Top 10 Most Popular Cryptocurrencies in the Global Market
At the time of writing, the top ten cryptocurrencies by market capitalization are as follows:
- Bitcoin (BTC) — the largest cryptocurrency and primary benchmark for the digital asset market.
- Ethereum (ETH) — the leading platform for smart contracts, DeFi, and tokenization.
- Tether (USDT) — the largest dollar stablecoin and main settlement instrument in the crypto market.
- XRP (XRP) — the token of the payment infrastructure for cross-border transfers.
- BNB (BNB) — the foundational asset of the Binance ecosystem and BNB Chain.
- USD Coin (USDC) — the second-largest stablecoin with active use in institutional transactions.
- Solana (SOL) — a high-performance blockchain network for applications, payments, and Web3.
- TRON (TRX) — one of the key blockchains for stablecoin transactions.
- Dogecoin (DOGE) — the largest meme cryptocurrency with sustained interest from retail investors.
- Hyperliquid (HYPE) — the token of a rapidly growing decentralized trading ecosystem.
What Investors Should Monitor on Tuesday, May 12
- Bitcoin's reaction to the release of the U.S. CPI;
- BTC's ability to maintain levels above the $80,000 zone;
- Continued inflows into cryptocurrency funds and ETFs;
- The dynamics of Ethereum following the recovery of institutional demand;
- The movements of Solana and XRP as indicators of interest in larger altcoins;
- New statements regarding the CLARITY Act and the regulation of stablecoins;
- The ongoing convergence of the cryptocurrency industry with traditional financial markets.

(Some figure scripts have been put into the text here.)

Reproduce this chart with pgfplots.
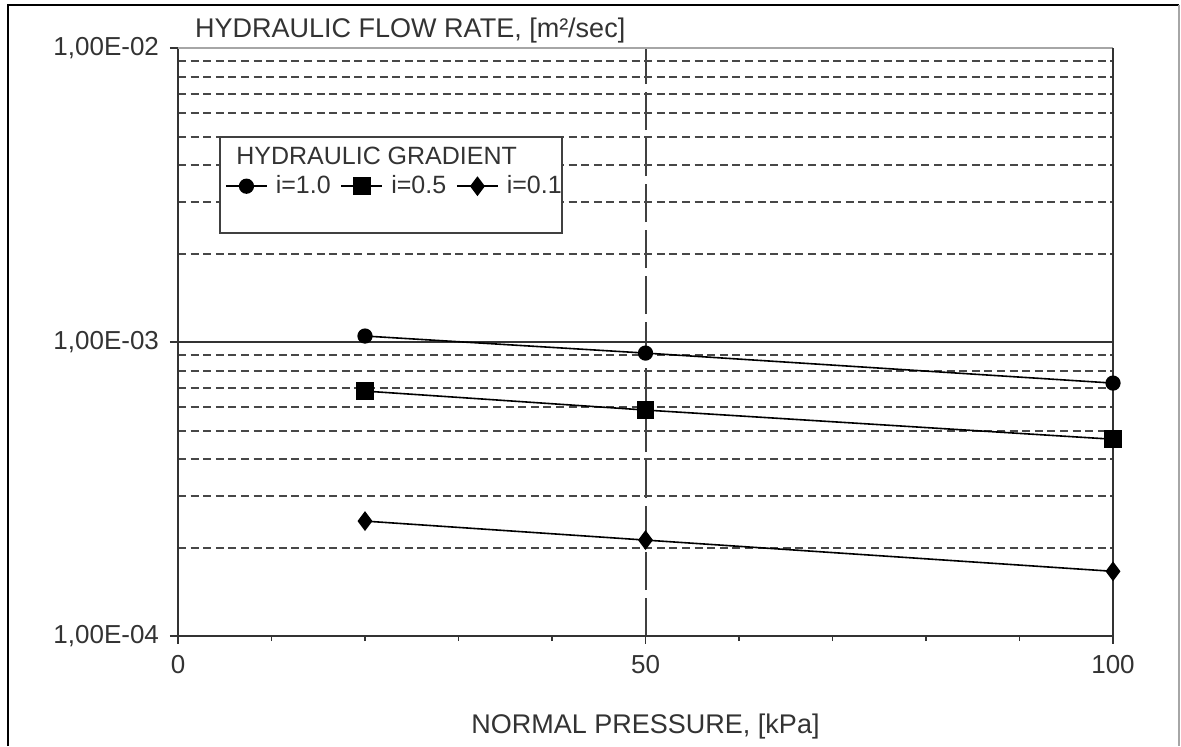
\documentclass[border=0pt]{standalone}
\usepackage{fontspec}
\setmainfont{Liberation Sans}
\usepackage{pgfplots}
\pgfplotsset{compat=1.18}
\newcommand{\fa}{\fontsize{13}{15}\selectfont}
\newcommand{\fb}{\fontsize{13.5}{16}\selectfont}
\newcommand{\fc}{\fontsize{12.5}{15}\selectfont}
\begin{document}
\begin{tikzpicture}
\path[use as bounding box] (-89pt,-55pt) rectangle (501.5pt,318pt);
% outer frame of the picture
\draw[black, line width=1pt] (-85pt,-55pt) -- (-85pt,315.5pt) -- (500.5pt,315.5pt);
\draw[black!35, line width=0.6pt] (500.5pt,315.5pt) -- (500.5pt,-55pt);
\begin{axis}[
  at={(0pt,0pt)}, anchor=south west,
  scale only axis, width=467.5pt, height=294pt,
  clip=false,
  xmin=0, xmax=100,
  ymode=log, ymin=1e-4, ymax=1e-2,
  axis lines=left,
  axis line style={-, black!80, line width=0.9pt},
  tick align=outside,
  major tick length=4pt, minor tick length=2.5pt,
  tick style={black!80, line width=0.9pt},
  xtick={0,50,100}, xticklabels={0,50,100},
  minor x tick num=4,
  xmajorgrids,
  major x grid style={black!75, line width=1pt, dash pattern=on 19pt off 4pt},
  ytick={1e-4,1e-3,1e-2}, yticklabels={{1,00E-04},{1,00E-03},{1,00E-02}},
  ymajorgrids, yminorgrids,
  major y grid style={solid, black!80, line width=0.9pt},
  minor y grid style={black!72, line width=1pt, dash pattern=on 4pt off 2.3pt},
  minor y tick style={draw=none},
  tick label style={font=\fa, text=black!80},
  xticklabel style={yshift=-2pt},
  yticklabel style={xshift=-2pt},
  xlabel={NORMAL PRESSURE, [kPa]},
  xlabel style={at={(axis description cs:0.5,0)}, anchor=center, yshift=-45pt, font=\fb, text=black!80},
  legend columns=3,
  legend style={at={(rel axis cs:0.05,0.765)}, anchor=west, draw=none, fill=none,
    inner sep=0pt, font=\fc, text=black!80,
    nodes={inner sep=0pt},
    /tikz/every odd column/.append style={column sep=4pt},
    /tikz/every even column/.append style={column sep=5pt}},
  legend image code/.code={\draw[mark repeat=2,mark phase=2] plot coordinates {(0pt,0pt)(10.25pt,0pt)(20.5pt,0pt)};},
]
% top edge is a light grey line, right edge a solid dark one
\draw[white, line width=1.4pt] (rel axis cs:0,1) -- (rel axis cs:1,1);
\draw[black!35, line width=0.6pt] (rel axis cs:0,1) -- (rel axis cs:1,1);
\draw[black!80, line width=0.9pt] (rel axis cs:1,0) -- (rel axis cs:1,1);
\draw[black!75, line width=0.9pt, fill=white] (rel axis cs:0.0449,0.6854) rectangle (rel axis cs:0.4107,0.8486);
\node[anchor=west, inner sep=0pt, font=\fc, text=black!80] at (rel axis cs:0.062,0.817) {HYDRAULIC GRADIENT};
\node[anchor=west, inner sep=0pt, font=\fb, text=black!80] at (rel axis cs:0.018,1.029) {HYDRAULIC FLOW RATE, [m²/sec]};

\addplot[black, line width=0.8pt, mark=*, mark size=3.4pt] coordinates {
  (20,1.048e-3) (50,9.17e-4) (100,7.25e-4)
};
\addlegendentry{i=1.0}
\addplot[black, line width=0.8pt, mark=square*, mark size=4pt] coordinates {
  (20,6.81e-4) (50,5.87e-4) (100,4.67e-4)
};
\addlegendentry{i=0.5}
\addplot[black, line width=0.8pt, mark=diamond*, mark size=4.3pt] coordinates {
  (20,2.46e-4) (50,2.12e-4) (100,1.66e-4)
};
\addlegendentry{i=0.1}
\end{axis}
\end{tikzpicture}
\end{document}
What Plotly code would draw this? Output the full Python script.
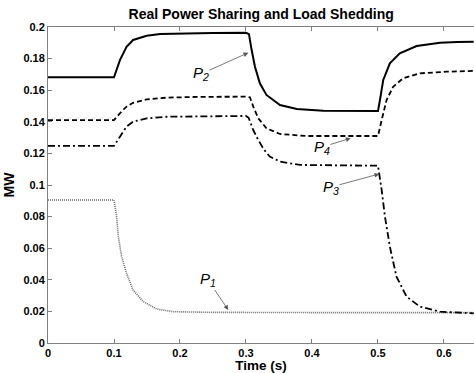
import plotly.graph_objects as go

# P2 (solid)
t_p2 = [0, 0.1, 0.109, 0.119, 0.129, 0.1495, 0.17, 0.205, 0.25, 0.3, 0.3045, 0.3086, 0.3136, 0.321, 0.331,
        0.3515, 0.377, 0.417, 0.46, 0.5, 0.503, 0.508, 0.518, 0.533, 0.5586, 0.594, 0.62, 0.645]
v_p2 = [0.1682, 0.1682, 0.179, 0.1875, 0.1918, 0.1945, 0.1956, 0.196, 0.1962, 0.1963, 0.1955, 0.1854, 0.1749, 0.1644, 0.157,
        0.1506, 0.1481, 0.147, 0.1468, 0.1468, 0.1538, 0.1665, 0.177, 0.1834, 0.188, 0.190, 0.1905, 0.1907]

# P4 (dashed)
t_p4 = [0, 0.1, 0.109, 0.119, 0.129, 0.1495, 0.18, 0.23, 0.3, 0.306, 0.311, 0.3186, 0.331, 0.3515, 0.392, 0.45,
        0.5, 0.5056, 0.513, 0.523, 0.538, 0.5636, 0.604, 0.645]
v_p4 = [0.1411, 0.1411, 0.1454, 0.1496, 0.152, 0.1542, 0.1553, 0.1558, 0.1559, 0.1555, 0.1496, 0.1422, 0.1359, 0.1323, 0.131, 0.131,
        0.131, 0.1411, 0.1538, 0.1622, 0.1675, 0.1707, 0.1717, 0.1722]

# P3 (dash-dot)
t_p3 = [0, 0.1, 0.109, 0.119, 0.129, 0.1495, 0.18, 0.24, 0.3, 0.304, 0.311, 0.3186, 0.327, 0.336, 0.3515, 0.382, 0.44,
        0.5, 0.5056, 0.5106, 0.518, 0.528, 0.5435, 0.5636, 0.594, 0.645]
v_p3 = [0.1247, 0.1247, 0.1306, 0.1369, 0.1401, 0.1422, 0.1432, 0.1436, 0.1437, 0.1425, 0.1348, 0.1285, 0.1225, 0.118, 0.1148, 0.1127, 0.1123,
        0.1122, 0.0968, 0.0799, 0.061, 0.042, 0.0293, 0.023, 0.0198, 0.0188]

# P1 (dotted)
t_p1 = [0, 0.1, 0.104, 0.1066, 0.1116, 0.119, 0.129, 0.1444, 0.1647, 0.19, 0.25, 0.321, 0.45, 0.55, 0.645]
v_p1 = [0.0905, 0.0905, 0.0799, 0.0673, 0.0546, 0.0441, 0.0335, 0.0262, 0.0215, 0.0198, 0.0194, 0.0192, 0.0192, 0.0192, 0.0192]

x_ticks = [0, 0.1, 0.2, 0.3, 0.4, 0.5, 0.6]
y_ticks = [0, 0.02, 0.04, 0.06, 0.08, 0.1, 0.12, 0.14, 0.16, 0.18, 0.2]

# label text positions (data) and arrow heads (data)
labels = ["P<sub>1</sub>", "P<sub>2</sub>", "P<sub>3</sub>", "P<sub>4</sub>"]
label_t = [0.2424, 0.2318, 0.4288, 0.415]
label_v = [0.0399, 0.1703, 0.0987, 0.124]
head_t = [0.2732, 0.3035, 0.502, 0.4586]
head_v = [0.0209, 0.1837, 0.107, 0.1296]

fig = go.Figure()
fig.add_trace(go.Scatter(x=t_p1, y=v_p1, mode="lines", line=dict(color="#6a6a6a", width=1.6, dash="1px,1px")))
fig.add_trace(go.Scatter(x=t_p3, y=v_p3, mode="lines", line=dict(color="black", width=1.8, dash="7px,3px,2px,3px")))
fig.add_trace(go.Scatter(x=t_p4, y=v_p4, mode="lines", line=dict(color="black", width=1.8, dash="5px,3px")))
fig.add_trace(go.Scatter(x=t_p2, y=v_p2, mode="lines", line=dict(color="black", width=2)))

for i in range(4):
    fig.add_annotation(x=head_t[i], y=head_v[i], ax=label_t[i], ay=label_v[i], axref="x", ayref="y",
                       text="<i>" + labels[i] + "</i>",
                       showarrow=True, arrowhead=2, arrowsize=1.2, arrowwidth=0.8,
                       arrowcolor="#555555", standoff=0, borderpad=0,
                       font=dict(family="Liberation Sans, Arial", size=15, color="black"))

axis_font = dict(family="Liberation Sans, Arial", size=11, color="black")
fig.update_layout(
    width=474, height=373,
    margin=dict(l=48, r=0, t=27, b=30),
    paper_bgcolor="white", plot_bgcolor="white",
    showlegend=False,
    title=dict(text="<b>Real Power Sharing and Load Shedding</b>", x=0.551, xanchor="center", y=0.962, yanchor="middle",
               font=dict(family="Liberation Sans, Arial", size=14, color="black")),
    xaxis=dict(range=[0, 0.6455], tickvals=x_ticks, ticktext=["<b>%g</b>" % v for v in x_ticks],
               ticks="inside", ticklen=4, tickcolor="#808080", showline=True, linecolor="#808080", linewidth=1,
               mirror="ticks", showgrid=False, zeroline=False, tickfont=axis_font,
               title=dict(text="<b>Time (s)</b>", standoff=4, font=dict(family="Liberation Sans, Arial", size=13.5, color="black"))),
    yaxis=dict(range=[0, 0.2], tickvals=y_ticks, ticktext=["<b>%g</b>" % v for v in y_ticks],
               ticks="inside", ticklen=4, tickcolor="#808080", showline=True, linecolor="#808080", linewidth=1,
               showgrid=False, zeroline=False, tickfont=axis_font,
               title=dict(text="<b>MW</b>", standoff=5, font=dict(family="Liberation Sans, Arial", size=14, color="black"))),
)
fig.write_html("out.html")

The cryptocurrency news for Tuesday, May 12, 2026, indicates that the market is entering a phase where prices are increasingly linked to institutional flows, macroeconomics, and legislation. Bitcoin maintains its leadership, stablecoins are becoming integrated into the global financial infrastructure, and large investors are increasingly viewing digital assets as a legitimate segment of the global capital market. For market participants, the upcoming days may serve as a crucial test: whether cryptocurrencies can sustain positive momentum following the release of U.S. inflation data and against the backdrop of a new phase in regulatory discussions.